# Lease opening again



## txcowpoke (Sep 18, 2007)

Well it happened again, I saved a spot on my lease for a friend and now he has other problems and can't come up with the lease money. So if anybody is interested send me a pm. I know its late allready but feeders are in place and have been fed all summer. It is near Mountain Home, Tx. whitetail, hogs, turkey and exotics. low fence. I mostly bow hunt but we also use rifles. Three man lease.


----------



## gwfreefish (Jun 23, 2006)

How much land? And whats the price?


----------



## txcowpoke (Sep 18, 2007)

gwfreefish said:


> How much land? And whats the price?


PM sent


----------



## mustangeric (May 22, 2010)

gwfreefish said:


> How much land? And whats the price?


 x2


----------



## txcowpoke (Sep 18, 2007)

mustangeric said:


> x2


PM sent


----------



## dsjones21 (Apr 2, 2008)

me too please


----------



## Bucksnort (Jun 29, 2004)

txcowpoke said:


> Well it happened again, I saved a spot on my lease for a friend and now he has other problems and can't come up with the lease money.


I think we all have had this happen. Good luck in finding the right fit.


----------



## younggun55 (Jun 18, 2009)

PM me some details if you could please


----------



## txcowpoke (Sep 18, 2007)

Bucksnort said:


> I think we all have had this happen. Good luck in finding the right fit.


Thanks, I wouldn't think it would be that hard being that we have exotics on the place especially Axis, but I guess this late in the year most people allready have some thing lined out.


----------



## TXPalerider (May 21, 2004)

This is exactly the reason I get a 50% deposit in March. Something always seems to come up at the last minute and the lease holder is left holding the bag.

Good luck filling the spot.


----------



## txcowpoke (Sep 18, 2007)

These are a couple pix from last season. Not sure if they are of the same buck or not, either way he was not killed as far as I know, What do yall think same deer??????


----------



## TXPalerider (May 21, 2004)

Looks the same to me.


----------



## jlturner44 (Aug 10, 2010)

pm some details if the opening is still available. 
thanks


----------



## txcowpoke (Sep 18, 2007)

jlturner44 said:


> pm some details if the opening is still available.
> thanks


I would if I could but your pm is not working. I think it has pms. You can call me for details if you want. I would post them but I don't think your supposed to. 361-920-6777 Neal, As of right now it is still available.


----------



## txcowpoke (Sep 18, 2007)

Here is another pic from our place, the big boy did not survive.


----------



## rangers57 (Jul 21, 2007)

p.m. me some details please


----------



## txcowpoke (Sep 18, 2007)

rangers57 said:


> p.m. me some details please


Done


----------



## Gethookedadventures (Jan 1, 2007)

PM sent


----------



## pign&gign (Feb 8, 2009)

pm details please.


----------



## TheAnt (Jul 1, 2008)

I know I can't afford it, just curious where it might be. My mom grew up in that area, actually near Hunt, Lynx Haven Ranch. Ever hear of that?
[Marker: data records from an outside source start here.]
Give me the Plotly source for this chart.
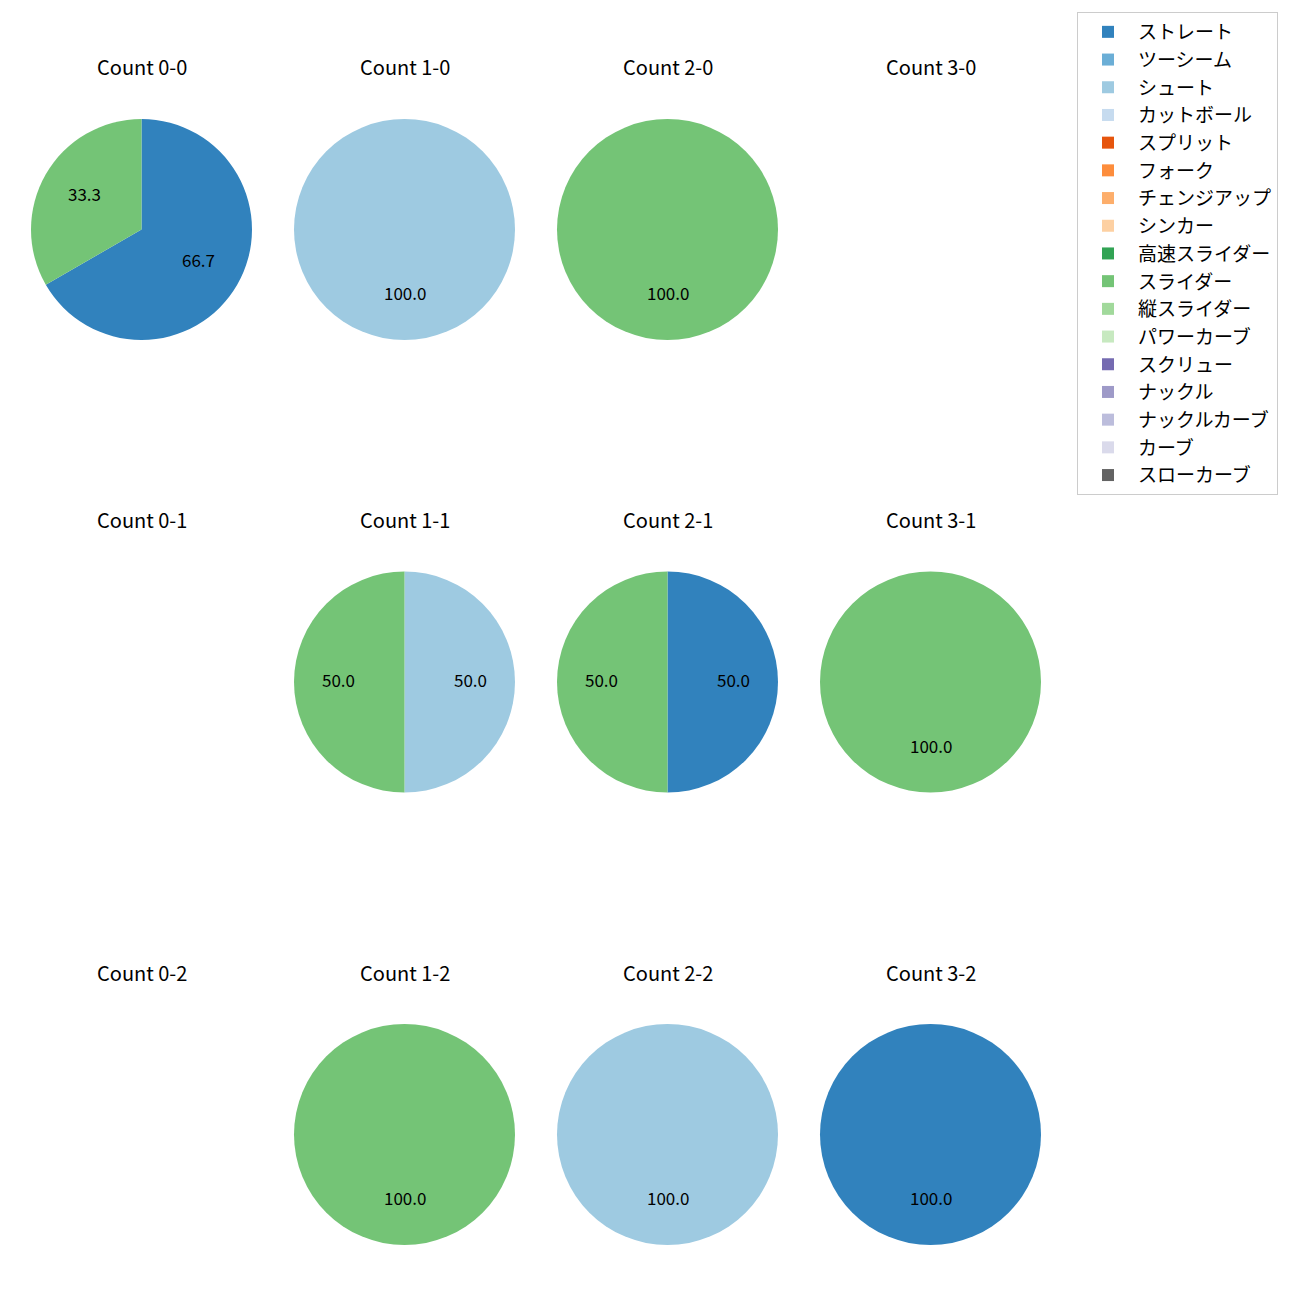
import math
import plotly.graph_objects as go

pitch_types = ["ストレート", "ツーシーム", "シュート", "カットボール", "スプリット", "フォーク",
               "チェンジアップ", "シンカー", "高速スライダー", "スライダー", "縦スライダー",
               "パワーカーブ", "スクリュー", "ナックル", "ナックルカーブ", "カーブ", "スローカーブ"]
pitch_colors = ["#3182bd", "#6baed6", "#9ecae1", "#c6dbef", "#e6550d", "#fd8d3c",
                "#fdae6b", "#fdd0a2", "#31a354", "#74c476", "#a1d99b", "#c7e9c0",
                "#756bb1", "#9e9ac8", "#bcbddc", "#dadaeb", "#636363"]

balls = [0, 1, 2, 3]
strikes = [0, 1, 2]

# counts per pitch type for each ball-strike count (only non-zero entries)
count_data = {
    (0, 0): {"ストレート": 2, "スライダー": 1},
    (1, 0): {"シュート": 1},
    (2, 0): {"スライダー": 1},
    (3, 0): {},
    (0, 1): {},
    (1, 1): {"シュート": 1, "スライダー": 1},
    (2, 1): {"ストレート": 1, "スライダー": 1},
    (3, 1): {"スライダー": 1},
    (0, 2): {},
    (1, 2): {"スライダー": 1},
    (2, 2): {"シュート": 1},
    (3, 2): {"ストレート": 1},
}

W = H = 1300
OFF = 8  # page body margin offset
col_cx = [141.5 - OFF, 404.5 - OFF, 667.5 - OFF, 930.5 - OFF]
row_cy = [229.5 - OFF, 682.0 - OFF, 1134.5 - OFF]
R = 110.5
FONT = "Noto Sans CJK JP"

fig = go.Figure()
annotations = []
for si, s in enumerate(strikes):
    for bi, b in enumerate(balls):
        cx, cy = col_cx[bi], row_cy[si]
        annotations.append(dict(
            x=cx / W, y=1 - (cy - R - 52) / H, xref="paper", yref="paper",
            text=f"Count {b}-{s}", showarrow=False, xanchor="center", yanchor="middle",
            font=dict(family=FONT, size=20, color="#000000")))
        d = count_data[(b, s)]
        vals = [d.get(p, 0) for p in pitch_types]
        total = sum(vals)
        if total == 0:
            continue
        dom_x = [(cx - R) / W, (cx + R) / W]
        dom_y = [1 - (cy + R) / H, 1 - (cy - R) / H]
        fig.add_trace(go.Pie(
            labels=pitch_types, values=vals, sort=False, direction="clockwise",
            rotation=0, marker=dict(colors=pitch_colors, line=dict(width=0)),
            textinfo="none", domain=dict(x=dom_x, y=dom_y),
            showlegend=True, hoverinfo="label+percent"))
        cum = 0
        for v in vals:
            if v == 0:
                continue
            mid = 90 - 360 * (cum + v / 2) / total
            cum += v
            px = cx + 0.6 * R * math.cos(math.radians(mid))
            py = cy - 0.6 * R * math.sin(math.radians(mid))
            annotations.append(dict(
                x=px / W, y=1 - py / H, xref="paper", yref="paper",
                text=f"{100 * v / total:.1f}", showarrow=False,
                xanchor="center", yanchor="middle", yshift=3,
                font=dict(family=FONT, size=17, color="#000000")))

fig.update_layout(
    width=W, height=H, margin=dict(l=0, r=0, t=0, b=0),
    paper_bgcolor="white", plot_bgcolor="white",
    annotations=annotations,
    font=dict(family=FONT),
    legend=dict(x=(1077 - OFF) / W, y=1 - (12 - OFF) / H, xanchor="left", yanchor="top",
                bordercolor="#cccccc", borderwidth=1, bgcolor="white",
                itemwidth=50,
                font=dict(family=FONT, size=19, color="#000000")),
)
fig.write_html("out.html")
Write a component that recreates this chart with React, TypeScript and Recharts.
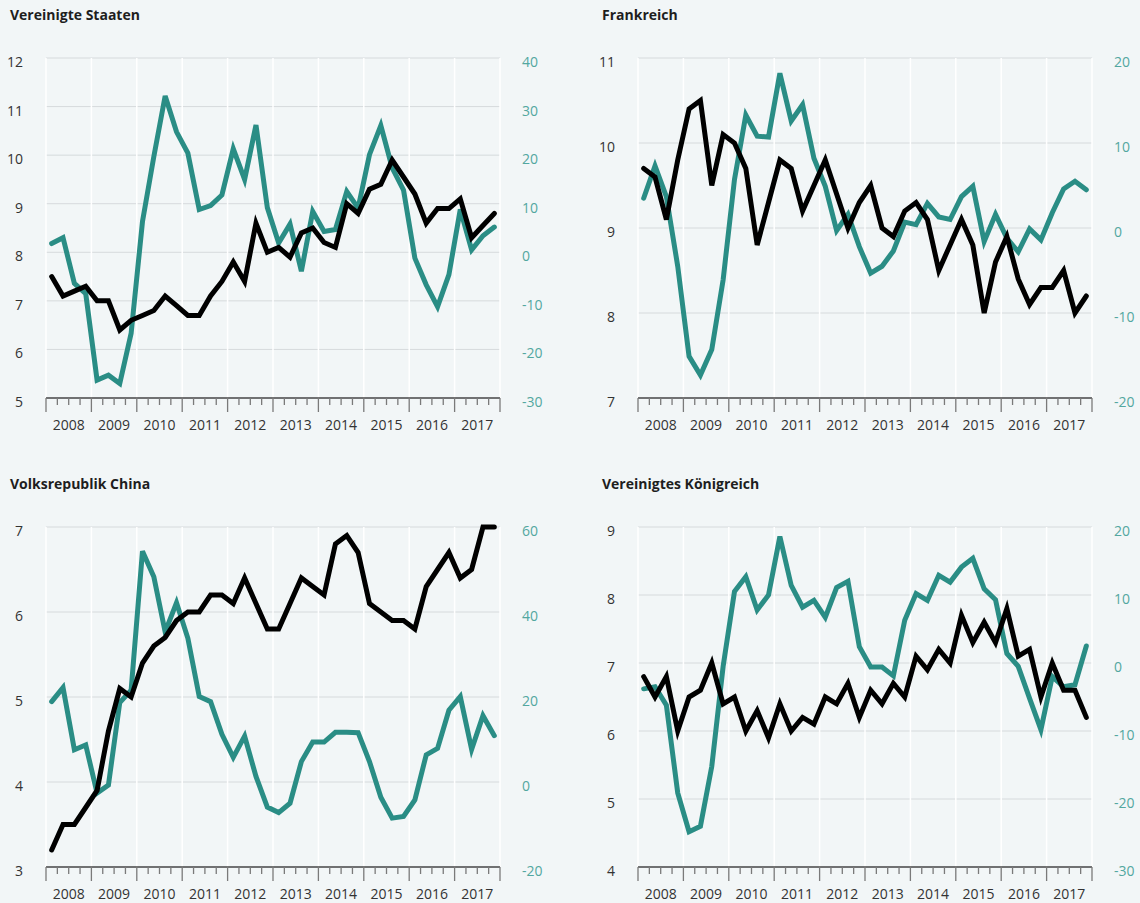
import { LineChart, Line, XAxis, YAxis, CartesianGrid } from "recharts"

const years = [2008, 2009, 2010, 2011, 2012, 2013, 2014, 2015, 2016, 2017]
const quarterNames = ["Q1", "Q2", "Q3", "Q4"]

// black line, left axis
const usRate = [7.5, 7.1, 7.2, 7.3, 7.0, 7.0, 6.4, 6.6, 6.7, 6.8, 7.1, 6.9, 6.7, 6.7, 7.1, 7.4, 7.8, 7.4, 8.6, 8.0, 8.1, 7.9, 8.4, 8.5, 8.2, 8.1, 9.0, 8.8, 9.3, 9.4, 9.9, 9.55, 9.2, 8.6, 8.9, 8.9, 9.1, 8.3, 8.55, 8.8]
// teal line, right axis
const usSurvey = [1.8, 3.0, -6.4, -8.5, -26.3, -25.3, -27.0, -16.7, 6.3, 19.7, 32.2, 24.8, 20.4, 8.8, 9.6, 11.8, 21.3, 15.0, 26.2, 9.2, 1.9, 5.8, -3.9, 8.4, 4.3, 4.7, 12.5, 9.1, 20.1, 26.1, 17.4, 12.8, -1.2, -6.7, -11.2, -4.6, 8.8, 0.5, 3.4, 5.2]

const frRate = [9.7, 9.6, 9.1, 9.8, 10.4, 10.5, 9.5, 10.1, 10.0, 9.7, 8.8, 9.3, 9.8, 9.7, 9.2, 9.5, 9.8, 9.4, 9.0, 9.3, 9.5, 9.0, 8.9, 9.2, 9.3, 9.1, 8.5, 8.8, 9.1, 8.8, 8.0, 8.6, 8.9, 8.4, 8.1, 8.3, 8.3, 8.5, 8.0, 8.2]
const frSurvey = [3.5, 7.3, 3.7, -4.5, -15.1, -17.3, -14.3, -6.1, 5.7, 13.3, 10.8, 10.7, 18.2, 12.6, 14.5, 8.2, 4.9, -0.3, 1.6, -2.2, -5.3, -4.5, -2.7, 0.7, 0.4, 2.9, 1.3, 1.0, 3.7, 4.9, -1.6, 1.6, -1.2, -2.8, -0.1, -1.4, 1.8, 4.6, 5.5, 4.5]

const cnRate = [3.2, 3.5, 3.5, 3.7, 3.9, 4.6, 5.1, 5.0, 5.4, 5.6, 5.7, 5.9, 6.0, 6.0, 6.2, 6.2, 6.1, 6.4, 6.1, 5.8, 5.8, 6.1, 6.4, 6.3, 6.2, 6.8, 6.9, 6.7, 6.1, 6.0, 5.9, 5.9, 5.8, 6.3, 6.5, 6.7, 6.4, 6.5, 7.0, 7.0]
const cnSurvey = [18.9, 22.2, 7.6, 8.7, -2.6, -0.7, 18.7, 21.6, 54.3, 48.3, 35.3, 42.2, 33.8, 20.1, 18.9, 11.2, 5.8, 10.8, 1.3, -5.9, -7.2, -5.0, 4.8, 9.4, 9.4, 11.7, 11.7, 11.6, 4.8, -3.6, -8.5, -8.1, -4.2, 6.4, 7.9, 16.9, 20.1, 7.7, 15.6, 10.9]

const ukRate = [6.8, 6.5, 6.8, 6.0, 6.5, 6.6, 7.0, 6.4, 6.5, 6.0, 6.3, 5.9, 6.4, 6.0, 6.2, 6.1, 6.5, 6.4, 6.7, 6.2, 6.6, 6.4, 6.7, 6.5, 7.1, 6.9, 7.2, 7.0, 7.7, 7.3, 7.6, 7.3, 7.8, 7.1, 7.2, 6.5, 7.0, 6.6, 6.6, 6.2]
const ukSurvey = [-3.8, -3.5, -6.2, -19.1, -24.8, -24.0, -15.2, -0.5, 10.5, 12.7, 7.8, 10.0, 18.6, 11.4, 8.2, 9.2, 6.7, 11.1, 12.0, 2.4, -0.6, -0.6, -1.9, 6.3, 10.2, 9.2, 12.9, 11.9, 14.1, 15.4, 10.9, 9.3, 1.4, -0.5, -5.2, -9.8, -2.0, -3.5, -3.2, 2.5]

const usLeftTicks = [5, 6, 7, 8, 9, 10, 11, 12]
const usRightTicks = [-30, -20, -10, 0, 10, 20, 30, 40]
const frLeftTicks = [7, 8, 9, 10, 11]
const frRightTicks = [-20, -10, 0, 10, 20]
const cnLeftTicks = [3, 4, 5, 6, 7]
const cnRightTicks = [-20, 0, 20, 40, 60]
const ukLeftTicks = [4, 5, 6, 7, 8, 9]
const ukRightTicks = [-30, -20, -10, 0, 10, 20]

// quarter midpoints as decimal years
const quarters = years.flatMap((y) => quarterNames.map((q, k) => ({ label: `${y} ${q}`, t: y + (k + 0.5) / 4 })))
const quarterBounds = [...years.flatMap((y) => [y, y + 0.25, y + 0.5, y + 0.75]), 2018]
const yearBounds = [...years, 2018]

const TEAL = "#2a8d85"
const TEAL_TEXT = "#53a7a0"
const BG = "#f2f6f7"

function QuarterTick(props: any) {
  const { x, y, payload } = props
  const v = payload.value
  const frac = v - Math.floor(v)
  return (
    <g>
      <line x1={x} x2={x} y1={y} y2={y + (frac === 0 ? 14 : 7)} stroke="#7a7a7a" strokeWidth={1.3} />
      {frac === 0.5 && (
        <text x={x} y={y + 32} textAnchor="middle" fontSize={14} fill="#333">
          {Math.floor(v)}
        </text>
      )}
    </g>
  )
}

function LeftTick(props: any) {
  const { x, y, payload } = props
  return (
    <text x={x} y={y + 9} textAnchor="end" fontSize={14} fill="#333">
      {payload.value}
    </text>
  )
}

function RightTick(props: any) {
  const { x, y, payload } = props
  return (
    <text x={x} y={y + 9} textAnchor="start" fontSize={14} fill={TEAL_TEXT}>
      {payload.value}
    </text>
  )
}

function Panel({ title, left, top, height, rate, survey, leftTicks, rightTicks }: any) {
  const data = quarters.map((q, i) => ({ t: q.t, label: q.label, rate: rate[i], survey: survey[i] }))
  return (
    <div style={{ position: "absolute", left, top, width: 548, height }}>
      <div style={{ position: "absolute", left: 10, top: 8, fontSize: 14, lineHeight: "14px", fontWeight: 700, color: "#1e1e1e", whiteSpace: "nowrap" }}>
        {title}
      </div>
      <LineChart width={548} height={height} data={data} margin={{ top: 58, right: 0, bottom: 0, left: 0 }}>
        <CartesianGrid yAxisId="left" vertical={false} stroke="#d6dadc" strokeWidth={1} />
        <CartesianGrid yAxisId="left" horizontal={false} verticalValues={yearBounds} stroke="#ffffff" strokeWidth={1.5} />
        <XAxis
          dataKey="t"
          type="number"
          domain={[2008, 2018]}
          ticks={quarterBounds}
          interval={0}
          height={height - 398}
          tickSize={0}
          tickMargin={0}
          tickLine={false}
          axisLine={{ stroke: "#4a4a4a", strokeWidth: 1.5 }}
          tick={<QuarterTick />}
        />
        <YAxis
          yAxisId="left"
          orientation="left"
          width={46}
          domain={[leftTicks[0], leftTicks[leftTicks.length - 1]]}
          ticks={leftTicks}
          interval={0}
          axisLine={false}
          tickLine={false}
          tickSize={0}
          tickMargin={23}
          tick={<LeftTick />}
        />
        <YAxis
          yAxisId="right"
          orientation="right"
          width={48}
          domain={[rightTicks[0], rightTicks[rightTicks.length - 1]]}
          ticks={rightTicks}
          interval={0}
          axisLine={false}
          tickLine={false}
          tickSize={0}
          tickMargin={22}
          tick={<RightTick />}
        />
        <Line yAxisId="right" type="linear" dataKey="survey" stroke={TEAL} strokeWidth={5} dot={false} strokeLinecap="round" isAnimationActive={false} />
        <Line yAxisId="left" type="linear" dataKey="rate" stroke="#000" strokeWidth={5} dot={false} strokeLinecap="round" isAnimationActive={false} />
      </LineChart>
    </div>
  )
}

export default function App() {
  return (
    <div
      style={{
        position: "absolute",
        left: 0,
        top: 0,
        width: 1140,
        height: 903,
        overflow: "hidden",
        background: BG,
        fontFamily: "'Open Sans', sans-serif",
      }}
    >
      <Panel title="Vereinigte Staaten" left={0} top={0} height={440} rate={usRate} survey={usSurvey} leftTicks={usLeftTicks} rightTicks={usRightTicks} />
      <Panel title="Frankreich" left={592} top={0} height={440} rate={frRate} survey={frSurvey} leftTicks={frLeftTicks} rightTicks={frRightTicks} />
      <Panel title="Volksrepublik China" left={0} top={469} height={434} rate={cnRate} survey={cnSurvey} leftTicks={cnLeftTicks} rightTicks={cnRightTicks} />
      <Panel title="Vereinigtes Königreich" left={592} top={469} height={434} rate={ukRate} survey={ukSurvey} leftTicks={ukLeftTicks} rightTicks={ukRightTicks} />
    </div>
  )
}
We have lots of folkd buried at Mountain Home, Hunt, Kerrville, and a couple in Leakey.


----------



## txcowpoke (Sep 18, 2007)

TheAnt said:


> I know I can't afford it, just curious where it might be. My mom grew up in that area, actually near Hunt, Lynx Haven Ranch. Ever hear of that?
> 
> We have lots of folkd buried at Mountain Home, Hunt, Kerrville, and a couple in Leakey.


It is just north of Mountain Home, No I havn't heard of the Lynx Haven Ranch.


----------



## paulk (Jul 9, 2005)

i would be interested in the area that you detail. please pm me thanks


----------



## DrewWard6 (Jan 22, 2010)

Please PM details


----------



## FINNFOWLER (Sep 2, 2004)

PM details please...

I'm just curious than anything else.

At least I am honest!


----------



## strosfann (Jul 19, 2007)

N or S of 10? Between 10 & 290? If so how close to the Fwy?


----------



## txcowpoke (Sep 18, 2007)

strosfann said:


> N or S of 10? Between 10 & 290? If so how close to the Fwy?


South of 10 west of 41 just off the freeway.


----------



## SaltWater_Warrior (Mar 7, 2008)

PM the details PLEASE.


----------



## jda004 (Dec 4, 2007)

Pm me also please


----------



## dishman (Jan 22, 2008)

Me too please if it is still available, thanks.


----------



## Night-Fisherman (Aug 1, 2008)

PM me as well I'm curious!


----------



## sfn01 (Aug 8, 2009)

PM me too!


----------



## donkeyman (Jan 8, 2007)

sfn01 said:


> PM me too!


same need pm me also


----------



## txcowpoke (Sep 18, 2007)

Spot is filled pending payment. Thanks for all the interest. If something changes I will let yall know.


----------



## on target (Jul 27, 2010)

How much? Any game pics?


----------



## txcowpoke (Sep 18, 2007)

Spot is filled and paid for, thanks for all the interest but please no more pm,s.


----------